Sure you can fly. But have you flown lately? Enjoyed the stratolounger seats, the gourmet delicacies, the legroom, the relaxing security process, the all-in pricing, the on-time arrival?
No, given a distance of, say, 800 mi or less, I’d rather drive a Porsche sports car. Especially here, out west, where I live. All in, I estimate that it takes just as long, and it‘s probably cheaper. And you can take a full-size tube of toothpaste, as well as anything else you damn well please.
To say nothing about the fact that you have the freedom of wheels, your wheels, with you at your final destination. And, since you can only fit one other full-size adult, you won’t be called on to do rental car-pool duty to that favorite I-hope-they-feed-the-poor-with-the-leftovers steakhouse. Which has the added advantage of letting you to imbibe your favorite libation with complete equanimity.
This was all reinforced for me on a recent jaunt from Denver to Las Vegas and back, across the expanse of southern Utah. Just make sure your P-car has working air and cruise… these are mandatory, as is a radar detector… and you have an excellent long-distance GT.
For an able-bodied comparison, please check out the “running” commentary being provided on this site by “Ketch Me,” the Cayman Blogger, as she takes a more southerly route from sea to sea. Just scan the posts, or do a search.
I did my recent drive solo. Not that I haven’t done a long-distance drive with my wife, many times. She’s a good sport for infrequent potty stops… make that very infrequent, and a day-long sugar high. I call it a junk food junket.
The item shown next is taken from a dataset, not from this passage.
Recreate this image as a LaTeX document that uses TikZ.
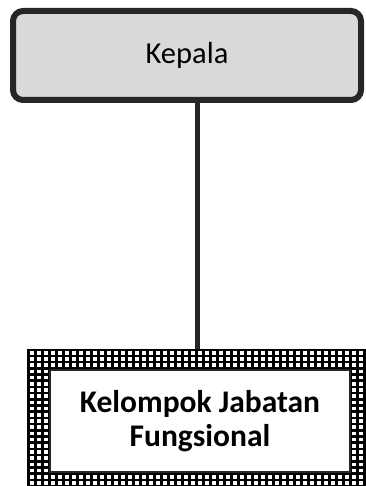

But, with all due respect, and accepting that we’ve been doing this for 32 years of married life, I kinda like the solitary nature of a solo excursion.
Not that I’m in silent meditation the whole way. I always have the audio system on. What I do is, leaving home, I keep the radio tuned to the local stations until I’m out of range. You never know, ships could collide in a harbor, asteroids could pummel Siberia. And, if I‘m not listening in, I’d never know. So I keep the radio going and, whenever I’m passing through any towns of a size that would warrant a radio station to listen to, I scan for news as well.
But, in between, it’s all iPod, all the way. With the magic of Shuffle play. Surprise me, I say. A good mix is mood-altering. You don’t want too many songs in any one format, because that induces boredom, and boredom is your enemy. Or worse, especially if you hit a series of “slit your wrists” failed love songs that could entice you to aim for an overpa…. No. Keep it upbeat, keep it mixed up, keep it fresh.
I’m apt to sing along. Who cares? It’s not like I’m in an airplane cabin. Actually, I’ve got a play list called Road Tunes, which is just about everything I’ve got. And with Shuffle, well, it’s all “surprise me” music, all the way.
I keep the top up. Regardless of weather. And I have a Boxster. It’s not that I don’t like putting the top down. But let’s be real. Ten plus hours of windblast is going to leave you looking like that guy in the old Pioneer audio ad, stone-solid, hair windblown back, staring, in shock, at space.
It’s when I exit the interstate that I put down the top. In celebration of another great zip across this vast nation of ours, with a wave to Eisenhower‘s great contribution to the Military Industrial Complex. Then, and only then, do I trundle, open-air, to my final destination.
Keeping your legs from cramping up is the next challenge. And that’s where Cruise comes in. It allows you to move your right foot in a series of placements that keep the blood flowing and the miles passing.
And this is supplemented by a right-shift, left-shift, sideways lifting movement of your tush.
My P-car has sport seats. For my first cross-country jaunt, I was nervous about whether it had room for me to do the side-weight slide to take pressure off my rump. I knew from previous experience in flat-bottomed seats that the movement is a necessity, or when you pit-stop you’ll do the 95-year-old humped-over limp and shuffle to the latrine.
What I found was that the high side bolstering was actually a blessing. You could just prop yourself up on one side, and that would be good for a good hour, easy, which is when it’s time to replicate the process on your other side… and then repeat, until it‘s time to get gas.
The only problem is that this technique, while great for the super slab, is useless on a two-lane. Say you want to detour over some scenic sports car roads for, oh, a couple hundred miles, which is common in southern Utah, and well worth it. Cruise is out… you’re changing speeds continually, based on the road, conditions and so forth. So your right leg ends up basically in the same position on the gas pedal, over long periods, and that’s not good. And forget the side-shift seating maneuver.
This is a real conundrum, isn’t it. I don’t have a solution.
Until you hit that open stretch, where the road just disappears into the horizon, and the vistas seem to rise up and merge with the clouds, far, far away. It’s amazing how much punch the Porsche has, in Cruise, when you push the control forward to accelerate toward that vanishing point. As much punch as you want. As much as you dare. It’s a bit like flying… like a bird.
And, oh by the way, I saw 29 mpg, average, on the trip computer. Try that with jet fuel!